Efficacy of platelet-inspired hemostatic nanoparticles on bleeding in von Willebrand disease murine models

Abstract The lack of innovation in von Willebrand disease (VWD) originates from many factors including the complexity and heterogeneity of the disease but also from a lack of recognition of the impact of the bleeding symptoms experienced by patients with VWD. Recently, a few research initiatives aiming to move past replacement therapies using plasma-derived or recombinant von Willebrand factor (VWF) concentrates have started to emerge. Here, we report an original approach using synthetic platelet (SP) nanoparticles for the treatment of VWD type 2B (VWD-2B) and severe VWD (type 3 VWD). SP are liposomal nanoparticles decorated with peptides enabling them to concomitantly bind to collagen, VWF, and activated platelets. In vitro, using various microfluidic assays, we show the efficacy of SPs to improve thrombus formation in VWF-deficient condition (with human platelets) or using blood from mice with VWD-2B and deficient VWF (VWF-KO, ie, type 3 VWD).
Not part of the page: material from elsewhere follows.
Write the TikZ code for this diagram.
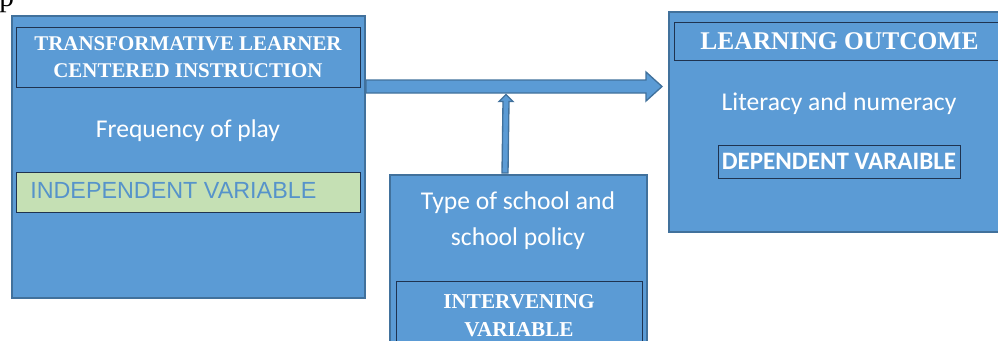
\documentclass[tikz,border=0pt]{standalone}
\usepackage{fontspec}
\setmainfont{Liberation Serif}
\newfontfamily\calibri{Carlito}
\newfontfamily\arial{Liberation Sans}
\usepackage{tikz}
\usetikzlibrary{positioning}
\usetikzlibrary{shapes,calc,arrows.meta}
\definecolor{boxblue}{HTML}{5B9BD5}
\definecolor{edgeblue}{HTML}{41719C}
\definecolor{darkedge}{HTML}{1F3350}
\definecolor{palegreen}{HTML}{C5E0B4}
\tikzset{
	x=0.75pt, y=-0.75pt,
	varbox/.style = {rectangle, draw=edgeblue, fill=boxblue, line width=1.5pt, inner sep=0pt},
	headbox/.style = {rectangle, draw=darkedge, line width=0.6pt, inner sep=0pt,
	 text=white, align=center, font=\bfseries\fontsize{15.7}{20}\selectfont},
	plain/.style = {text=white, align=center, inner sep=0pt,
	 font=\calibri\fontsize{19.2}{27}\selectfont},
	blockarrow/.style = {draw=edgeblue, fill=boxblue, line width=1pt, line join=miter},
}
\begin{document}
\begin{tikzpicture}
	\useasboundingbox (0,0) rectangle (998,340);
	% stray letter from the line above
	\node at(-1,6) [anchor=base west, inner sep=0pt, font=\fontsize{22}{24}\selectfont] {p};
	% independent variable
	\node at(188.5,157) (Play) [varbox, minimum width=353*0.75pt, minimum height=282*0.75pt] {};
	\node at(188,57) (PlayHead) [headbox, minimum width=344*0.75pt, minimum height=60*0.75pt]
		{TRANSFORMATIVE LEARNER\\CENTERED INSTRUCTION};
	\node at(188,131) (PlayText) [plain] {Frequency of play};
	\node at(188,192) (PlayVar) [rectangle, draw=darkedge, fill=palegreen, line width=0.6pt,
		minimum width=344*0.75pt, minimum height=40*0.75pt, inner sep=0pt] {};
	\node at(30,190.5) [anchor=west, inner sep=0pt, text=boxblue!95!black,
		font=\arial\fontsize{17.5}{20}\selectfont] {INDEPENDENT VARIABLE};
	% intervening variable
	\node at(518.5,262.5) (School) [varbox, minimum width=257*0.75pt, minimum height=175*0.75pt] {};
	\node at(518,221) (SchoolText) [plain] {Type of school and\\school policy};
	\node at(519,316) (SchoolHead) [headbox, minimum width=246*0.75pt, minimum height=70*0.75pt,
		font=\bfseries\fontsize{15.9}{21}\selectfont] {INTERVENING\\VARIABLE};
	% dependent variable
	\node at(837,122) (Outcome) [varbox, minimum width=336*0.75pt, minimum height=220*0.75pt] {};
	\node at(839.5,41) (OutcomeHead) [headbox, minimum width=331*0.75pt, minimum height=38*0.75pt,
		font=\bfseries\fontsize{19.1}{22}\selectfont] {LEARNING OUTCOME};
	\node at(839,103.5) (OutcomeText) [plain] {Literacy and numeracy};
	\node at(839,161.5) (OutcomeVar) [rectangle, draw=darkedge, line width=0.6pt, text=white,
		minimum width=242*0.75pt, minimum height=33*0.75pt, inner sep=0pt,
		font=\calibri\bfseries\fontsize{18.8}{20}\selectfont] {DEPENDENT VARAIBLE};
	% main arrow into the outcome box
	\coordinate (ShaftStart) at ($(Play.north east)+(0,65)$);
	\coordinate (TipEnd) at ($(Outcome.north west)+(-6,75.5)$);
	\draw[blockarrow] (ShaftStart) -- ($(TipEnd)+(-16,-6.5)$) -- ($(TipEnd)+(-16,-14.5)$)
		-- (TipEnd) -- ($(TipEnd)+(-16,14.5)$) -- ($(TipEnd)+(-16,6.5)$)
		-- ($(ShaftStart)+(0,13)$) -- cycle;
	% intervening arrow up to the shaft
	\coordinate (UpStart) at ($(School.north)+(-13.5,-1)$);
	\coordinate (UpEnd) at ($(ShaftStart)+(140,14.5)$);
	\draw[blockarrow] ($(UpStart)+(-3,0)$) -- ($(UpEnd)+(-3,7)$) -- ($(UpEnd)+(-7,7)$)
		-- (UpEnd) -- ($(UpEnd)+(7,7)$) -- ($(UpEnd)+(3,7)$) -- ($(UpStart)+(3,0)$) -- cycle;
\end{tikzpicture}
\end{document}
In vivo, using a tail-clip assay, SP treatment reduced blood loss by 35% in mice with VWD-2B and 68% in mice with VWF-KO. Additional studies using nanoparticles decorated with various combinations of peptides demonstrated that the collagen-binding peptide, although not sufficient by itself, was crucial for SP efficacy in VWD-2B; whereas all 3 peptides appeared necessary for mice with VWF-KO. Clot imaging by immunofluorescence and scanning electron microscopy revealed that SP treatment of mice with VWF-KO led to a strong clot, similar to those obtained in wild-type mice. Altogether, our results show that SP could represent an attractive therapeutic alternative for VWD, especially considering their long half-life and stability.